IMPACTED DATACENTER LOCATIONS:
ALL - PARTIAL

*TIME:
*
12:24 PM UTC to 13:21 PM UTC

ISSUE SUMMARY:
Starting at 12:24 PM UTC, one of our database servers was taken offline by an outage in the AWS USEAST region, impacting our Portal and APIs that run in AWS. The SGN does not run in AWS, and devices with an existing connection remained connected, however, configuration changes were not applied during the outage.

The AWS management portal was also impacted by the outage, delaying our attempts at recovery. Once our Site Reliability Engineering team was able to access the portal, a failover procedure was followed, restoring service, allowing devices to connect to the SGN, and restoring access to the Todyl Portal.

ADDITIONAL INFORMATION:
We are continuing to work with AWS to determine the cause of the outage on their end and reviewing our internal procedures to expedite failover and recovery if a similar issue were to reoccur in the future. In addition, we are exploring a multi-cloud strategy, to improve resilience against single provider outages.

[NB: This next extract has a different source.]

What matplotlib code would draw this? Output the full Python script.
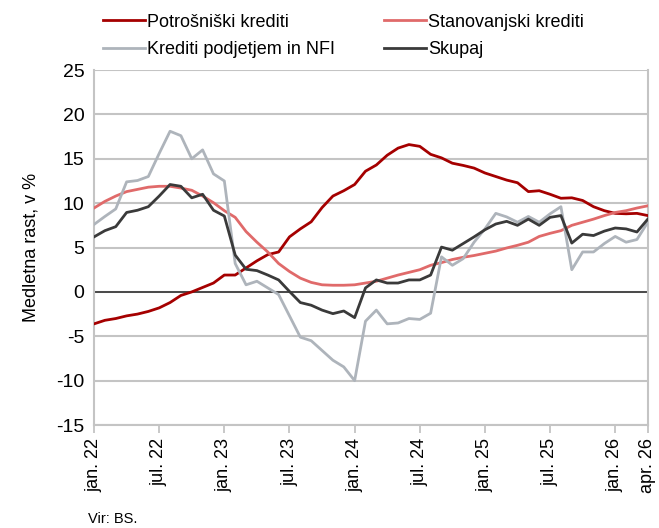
import matplotlib
matplotlib.use("Agg")
import matplotlib.pyplot as plt
import numpy as np

months = list(range(52))  # jan 2022 .. apr 2026
tick_pos = [0, 6, 12, 18, 24, 30, 36, 42, 48, 51]
tick_labels = ["jan. 22", "jul. 22", "jan. 23", "jul. 23", "jan. 24", "jul. 24",
               "jan. 25", "jul. 25", "jan. 26", "apr. 26"]

potrosniski = [-3.6, -3.2, -3.0, -2.7, -2.5, -2.2, -1.8, -1.2, -0.4, 0.0, 0.5, 1.0,
               1.9, 1.9, 2.7, 3.5, 4.2, 4.5, 6.2, 7.1, 7.9, 9.5, 10.8, 11.4,
               12.1, 13.6, 14.3, 15.4, 16.2, 16.6, 16.4, 15.5, 15.1, 14.5, 14.25, 13.95,
               13.4, 13.0, 12.6, 12.3, 11.3, 11.4, 11.0, 10.55, 10.6, 10.3, 9.6, 9.15,
               8.85, 8.8, 8.85, 8.6]
stanovanjski = [9.45, 10.2, 10.8, 11.3, 11.55, 11.8, 11.9, 11.9, 11.7, 11.45, 10.8, 10.05,
                9.15, 8.4, 6.8, 5.6, 4.5, 3.2, 2.3, 1.55, 1.07, 0.8, 0.75, 0.75,
                0.8, 1.0, 1.2, 1.55, 1.9, 2.2, 2.5, 3.0, 3.3, 3.65, 3.9, 4.1,
                4.35, 4.6, 4.95, 5.25, 5.6, 6.25, 6.6, 6.9, 7.5, 7.85, 8.2, 8.6,
                8.95, 9.15, 9.45, 9.7]
podjetja = [7.6, 8.5, 9.35, 12.4, 12.55, 13.0, 15.6, 18.1, 17.6, 15.0, 16.0, 13.3,
            12.5, 3.2, 0.8, 1.2, 0.45, -0.3, -2.7, -5.1, -5.5, -6.6, -7.7, -8.45,
            -10.0, -3.3, -2.05, -3.6, -3.5, -3.0, -3.1, -2.4, 3.95, 3.0, 3.75, 5.6,
            7.1, 8.85, 8.45, 7.85, 8.5, 7.85, 8.8, 9.6, 2.5, 4.5, 4.5, 5.45,
            6.25, 5.6, 5.9, 7.85]
skupaj = [6.2, 6.9, 7.35, 8.95, 9.2, 9.6, 10.8, 12.1, 11.9, 10.6, 11.0, 9.2,
          8.55, 4.15, 2.55, 2.4, 1.9, 1.35, 0.05, -1.2, -1.5, -2.05, -2.45, -2.15,
          -2.9, 0.45, 1.35, 1.0, 1.0, 1.35, 1.35, 1.9, 5.05, 4.7, 5.45, 6.2,
          7.0, 7.65, 7.95, 7.5, 8.2, 7.5, 8.4, 8.6, 5.5, 6.5, 6.35, 6.85,
          7.2, 7.1, 6.75, 8.2]

series = [
    ("Potrošniški krediti", potrosniski, "#a50000"),
    ("Stanovanjski krediti", stanovanjski, "#e06a6a"),
    ("Krediti podjetjem in NFI", podjetja, "#aeb4bb"),
    ("Skupaj", skupaj, "#3a3a3a"),
]

plt.rcParams['font.family'] = ['Liberation Sans', 'DejaVu Sans']
plt.rcParams['axes.unicode_minus'] = False

fig = plt.figure(figsize=(6.59, 5.28), dpi=100)
ax = fig.add_axes([0.1427, 0.195, 0.8403, 0.6724])

ax.set_ylim(-15, 25)
ax.set_xlim(0, 51)
ax.set_yticks(range(-15, 26, 5))
ax.yaxis.grid(True, color="#c4c4c4", linewidth=1.5)
ax.set_axisbelow(True)
ax.axhline(0, color="#404040", linewidth=1.3, zorder=2)

handles = {}
for name, vals, col in series:
    h, = ax.plot(months, vals, color=col, linewidth=2.0, label=name, zorder=3)
    handles[name] = h

ax.spines["top"].set_visible(False)
for s in ["left", "right", "bottom"]:
    ax.spines[s].set_color("#c4c4c4")
    ax.spines[s].set_linewidth(1.5)

ax.set_xticks(tick_pos)
ax.set_xticklabels(tick_labels, rotation=90, fontsize=13)
ax.tick_params(axis="x", length=6, width=1.3, color="#c4c4c4", pad=3)
ax.tick_params(axis="y", length=0, labelsize=14, pad=7)
ax.set_ylabel("Medletna rast, v %", fontsize=13, labelpad=12)

order = ["Potrošniški krediti", "Krediti podjetjem in NFI",
         "Stanovanjski krediti", "Skupaj"]
leg = fig.legend(handles=[handles[n] for n in order],
                 loc="upper left", bbox_to_anchor=(0.132, 1.005), ncol=2,
                 frameon=False, fontsize=13, handlelength=2.3,
                 handletextpad=0.15, columnspacing=2.7, labelspacing=0.6)

fig.text(0.133, 0.01, "Vir: BS.", fontsize=10.5)

fig.savefig("out.png", dpi=100)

Posted Dec 22, 2021 - 17:53 UTC

Resolved
This incident has been resolved.
Posted Dec 22, 2021 - 13:56 UTC
Monitoring
The issue has been resolved and devices are connecting to the SGN. We are continuing to monitor.
Posted Dec 22, 2021 - 13:21 UTC
Update
Devices may experience issues connecting to the SGN globally and errors may be seen in the portal. We have identified the issue and are rapidly working towards a resolution.
Posted Dec 22, 2021 - 13:02 UTC
Identified
The issue has been identified and a fix is being implemented.
Posted Dec 22, 2021 - 12:31 UTC
Investigating
We are currently investigating this issue.
Posted Dec 22, 2021 - 12:24 UTC
This incident affected: Todyl.com & Management Portal.